# [Material for the task]
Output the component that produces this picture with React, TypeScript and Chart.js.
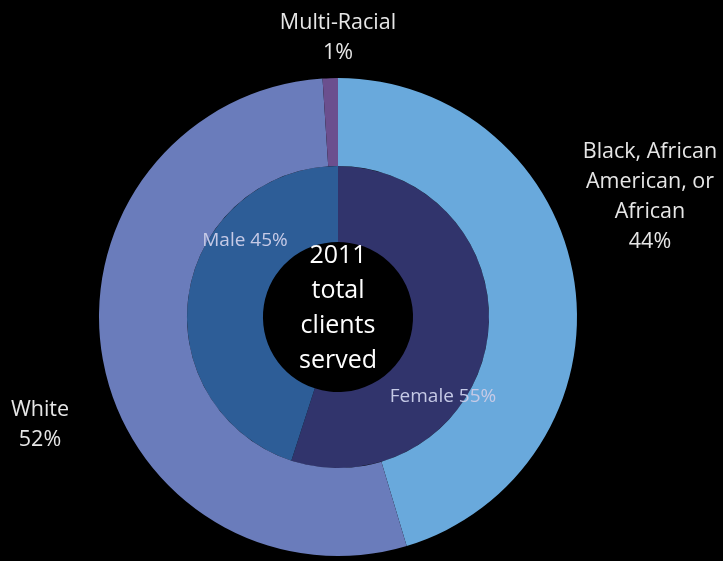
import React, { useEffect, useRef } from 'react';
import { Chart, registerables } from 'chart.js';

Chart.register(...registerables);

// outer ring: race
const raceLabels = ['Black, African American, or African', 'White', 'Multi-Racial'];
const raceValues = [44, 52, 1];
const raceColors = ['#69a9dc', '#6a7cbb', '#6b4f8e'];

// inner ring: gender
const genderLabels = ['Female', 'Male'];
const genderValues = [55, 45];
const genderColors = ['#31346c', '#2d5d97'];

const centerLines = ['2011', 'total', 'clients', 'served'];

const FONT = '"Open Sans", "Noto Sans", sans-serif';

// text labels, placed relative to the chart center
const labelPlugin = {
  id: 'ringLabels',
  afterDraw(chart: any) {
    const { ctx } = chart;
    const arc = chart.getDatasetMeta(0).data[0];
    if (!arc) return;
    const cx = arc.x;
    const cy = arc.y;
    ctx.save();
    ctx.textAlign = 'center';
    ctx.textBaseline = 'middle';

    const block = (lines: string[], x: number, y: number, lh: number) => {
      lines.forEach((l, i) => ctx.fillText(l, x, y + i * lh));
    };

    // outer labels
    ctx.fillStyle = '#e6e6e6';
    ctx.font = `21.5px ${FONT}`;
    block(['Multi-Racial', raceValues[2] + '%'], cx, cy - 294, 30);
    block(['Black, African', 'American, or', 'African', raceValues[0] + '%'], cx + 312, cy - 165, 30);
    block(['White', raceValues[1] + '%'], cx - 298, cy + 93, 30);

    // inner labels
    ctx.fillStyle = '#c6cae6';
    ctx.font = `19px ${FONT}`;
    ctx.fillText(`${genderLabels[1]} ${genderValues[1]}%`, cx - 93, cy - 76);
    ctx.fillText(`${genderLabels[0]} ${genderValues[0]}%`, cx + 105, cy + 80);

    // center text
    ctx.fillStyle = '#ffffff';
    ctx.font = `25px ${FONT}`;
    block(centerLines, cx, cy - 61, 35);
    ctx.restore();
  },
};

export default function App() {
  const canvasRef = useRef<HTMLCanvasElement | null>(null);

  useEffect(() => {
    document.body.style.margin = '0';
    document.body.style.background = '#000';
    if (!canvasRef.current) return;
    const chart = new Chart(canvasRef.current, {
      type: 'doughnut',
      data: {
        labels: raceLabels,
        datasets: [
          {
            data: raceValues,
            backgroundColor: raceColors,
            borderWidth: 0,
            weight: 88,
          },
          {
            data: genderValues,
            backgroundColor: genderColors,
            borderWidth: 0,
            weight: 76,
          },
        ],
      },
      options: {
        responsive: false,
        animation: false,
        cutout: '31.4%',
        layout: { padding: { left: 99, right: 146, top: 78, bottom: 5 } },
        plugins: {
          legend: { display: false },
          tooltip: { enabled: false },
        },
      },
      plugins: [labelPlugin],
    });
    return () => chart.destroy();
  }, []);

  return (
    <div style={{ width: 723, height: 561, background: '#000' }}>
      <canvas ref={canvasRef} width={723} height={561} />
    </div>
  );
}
* * *
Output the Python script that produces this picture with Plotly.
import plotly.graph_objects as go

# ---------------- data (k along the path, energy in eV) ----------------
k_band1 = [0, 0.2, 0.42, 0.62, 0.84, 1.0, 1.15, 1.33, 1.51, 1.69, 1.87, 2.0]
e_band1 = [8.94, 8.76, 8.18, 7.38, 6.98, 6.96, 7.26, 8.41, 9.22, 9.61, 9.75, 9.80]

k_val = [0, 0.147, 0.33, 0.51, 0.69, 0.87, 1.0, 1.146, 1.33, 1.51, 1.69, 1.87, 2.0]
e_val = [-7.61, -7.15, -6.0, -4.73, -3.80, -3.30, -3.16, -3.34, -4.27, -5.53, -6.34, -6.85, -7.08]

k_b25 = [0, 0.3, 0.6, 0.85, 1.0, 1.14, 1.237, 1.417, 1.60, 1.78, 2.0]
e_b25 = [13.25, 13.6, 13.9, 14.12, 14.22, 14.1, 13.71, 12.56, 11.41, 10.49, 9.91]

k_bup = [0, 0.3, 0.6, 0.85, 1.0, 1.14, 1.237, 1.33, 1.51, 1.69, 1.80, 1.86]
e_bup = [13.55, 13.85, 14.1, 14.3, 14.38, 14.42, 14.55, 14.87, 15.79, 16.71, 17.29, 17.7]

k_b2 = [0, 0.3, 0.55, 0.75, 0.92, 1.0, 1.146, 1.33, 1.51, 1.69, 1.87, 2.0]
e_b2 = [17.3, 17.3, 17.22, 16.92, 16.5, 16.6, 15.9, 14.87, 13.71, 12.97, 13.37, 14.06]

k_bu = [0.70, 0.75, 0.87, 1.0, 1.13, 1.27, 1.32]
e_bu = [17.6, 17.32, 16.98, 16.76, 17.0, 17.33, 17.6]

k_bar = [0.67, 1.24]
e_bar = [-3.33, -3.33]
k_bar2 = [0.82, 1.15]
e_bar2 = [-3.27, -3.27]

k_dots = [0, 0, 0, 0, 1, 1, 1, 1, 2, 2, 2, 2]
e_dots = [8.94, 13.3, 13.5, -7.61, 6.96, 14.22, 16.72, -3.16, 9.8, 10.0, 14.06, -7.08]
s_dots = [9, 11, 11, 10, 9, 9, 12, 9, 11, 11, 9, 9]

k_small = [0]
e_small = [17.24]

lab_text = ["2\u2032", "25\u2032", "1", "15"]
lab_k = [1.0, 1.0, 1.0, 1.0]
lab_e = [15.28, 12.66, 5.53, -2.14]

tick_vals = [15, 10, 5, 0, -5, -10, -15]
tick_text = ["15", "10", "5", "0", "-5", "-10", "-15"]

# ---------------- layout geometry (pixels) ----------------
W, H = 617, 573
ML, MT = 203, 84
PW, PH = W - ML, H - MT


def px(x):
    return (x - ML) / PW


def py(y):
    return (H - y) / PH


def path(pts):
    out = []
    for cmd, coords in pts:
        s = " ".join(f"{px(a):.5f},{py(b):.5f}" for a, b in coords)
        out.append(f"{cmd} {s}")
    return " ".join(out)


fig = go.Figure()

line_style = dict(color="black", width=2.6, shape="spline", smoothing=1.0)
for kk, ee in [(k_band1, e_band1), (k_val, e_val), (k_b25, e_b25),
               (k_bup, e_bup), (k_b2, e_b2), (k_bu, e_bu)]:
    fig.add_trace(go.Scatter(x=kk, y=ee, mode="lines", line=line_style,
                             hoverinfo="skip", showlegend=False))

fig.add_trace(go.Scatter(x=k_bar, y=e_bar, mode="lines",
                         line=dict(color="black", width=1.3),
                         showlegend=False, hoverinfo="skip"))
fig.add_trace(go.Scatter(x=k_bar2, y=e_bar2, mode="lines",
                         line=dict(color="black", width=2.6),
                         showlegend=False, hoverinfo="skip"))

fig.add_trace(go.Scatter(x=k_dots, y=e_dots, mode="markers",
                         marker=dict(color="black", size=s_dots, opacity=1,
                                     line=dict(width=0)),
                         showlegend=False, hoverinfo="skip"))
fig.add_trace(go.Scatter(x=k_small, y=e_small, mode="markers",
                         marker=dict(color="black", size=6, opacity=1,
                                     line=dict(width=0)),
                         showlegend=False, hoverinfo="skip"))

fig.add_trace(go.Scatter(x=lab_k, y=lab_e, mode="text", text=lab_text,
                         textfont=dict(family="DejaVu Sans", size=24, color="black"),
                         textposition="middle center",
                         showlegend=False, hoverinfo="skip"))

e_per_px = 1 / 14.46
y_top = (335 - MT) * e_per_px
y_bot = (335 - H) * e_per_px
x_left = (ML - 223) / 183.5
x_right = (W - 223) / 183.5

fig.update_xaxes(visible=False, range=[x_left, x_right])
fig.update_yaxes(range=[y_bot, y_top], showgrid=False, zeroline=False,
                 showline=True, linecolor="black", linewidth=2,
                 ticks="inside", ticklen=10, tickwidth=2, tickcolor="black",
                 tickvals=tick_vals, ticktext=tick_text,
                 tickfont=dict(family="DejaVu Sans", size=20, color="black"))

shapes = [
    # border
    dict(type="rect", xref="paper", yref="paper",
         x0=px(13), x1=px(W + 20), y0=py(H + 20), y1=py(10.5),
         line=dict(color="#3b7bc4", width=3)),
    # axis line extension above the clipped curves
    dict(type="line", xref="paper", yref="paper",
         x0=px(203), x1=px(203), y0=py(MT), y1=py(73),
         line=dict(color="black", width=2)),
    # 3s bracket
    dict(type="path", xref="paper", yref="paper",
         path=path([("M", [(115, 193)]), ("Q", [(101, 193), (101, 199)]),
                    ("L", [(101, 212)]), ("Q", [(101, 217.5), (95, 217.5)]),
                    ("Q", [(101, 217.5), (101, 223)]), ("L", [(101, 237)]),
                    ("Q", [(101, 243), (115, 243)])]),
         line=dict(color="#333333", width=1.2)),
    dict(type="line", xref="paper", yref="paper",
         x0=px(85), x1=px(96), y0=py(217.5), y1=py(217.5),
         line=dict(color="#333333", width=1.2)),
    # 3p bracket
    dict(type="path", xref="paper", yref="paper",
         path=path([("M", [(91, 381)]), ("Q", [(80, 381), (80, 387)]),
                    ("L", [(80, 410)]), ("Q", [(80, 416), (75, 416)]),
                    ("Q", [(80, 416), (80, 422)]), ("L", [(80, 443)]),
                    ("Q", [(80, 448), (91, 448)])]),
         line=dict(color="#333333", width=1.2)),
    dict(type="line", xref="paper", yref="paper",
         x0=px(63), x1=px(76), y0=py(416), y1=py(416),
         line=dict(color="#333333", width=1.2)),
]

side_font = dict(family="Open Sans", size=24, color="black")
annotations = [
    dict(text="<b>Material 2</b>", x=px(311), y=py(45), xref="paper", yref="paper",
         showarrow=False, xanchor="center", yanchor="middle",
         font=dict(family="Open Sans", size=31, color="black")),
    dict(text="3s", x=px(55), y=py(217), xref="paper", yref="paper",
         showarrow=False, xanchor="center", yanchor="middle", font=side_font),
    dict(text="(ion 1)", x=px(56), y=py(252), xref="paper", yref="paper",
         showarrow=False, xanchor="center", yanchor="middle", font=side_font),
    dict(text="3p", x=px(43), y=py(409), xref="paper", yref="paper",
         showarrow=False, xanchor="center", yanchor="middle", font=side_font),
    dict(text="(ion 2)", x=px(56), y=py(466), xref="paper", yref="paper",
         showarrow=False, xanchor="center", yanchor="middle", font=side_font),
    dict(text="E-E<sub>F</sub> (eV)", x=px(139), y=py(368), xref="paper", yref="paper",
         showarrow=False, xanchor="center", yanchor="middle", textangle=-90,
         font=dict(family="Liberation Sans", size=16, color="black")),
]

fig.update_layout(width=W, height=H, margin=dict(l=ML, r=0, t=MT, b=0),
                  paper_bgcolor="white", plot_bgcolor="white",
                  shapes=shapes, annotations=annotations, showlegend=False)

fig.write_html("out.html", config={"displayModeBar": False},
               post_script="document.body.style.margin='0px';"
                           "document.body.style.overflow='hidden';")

# [What the task asks]
Return every line in the listing that contains the word "with".

# [Answer below]
Output the component that produces this picture with React, TypeScript and Chart.js.
Output the Python script that produces this picture with Plotly.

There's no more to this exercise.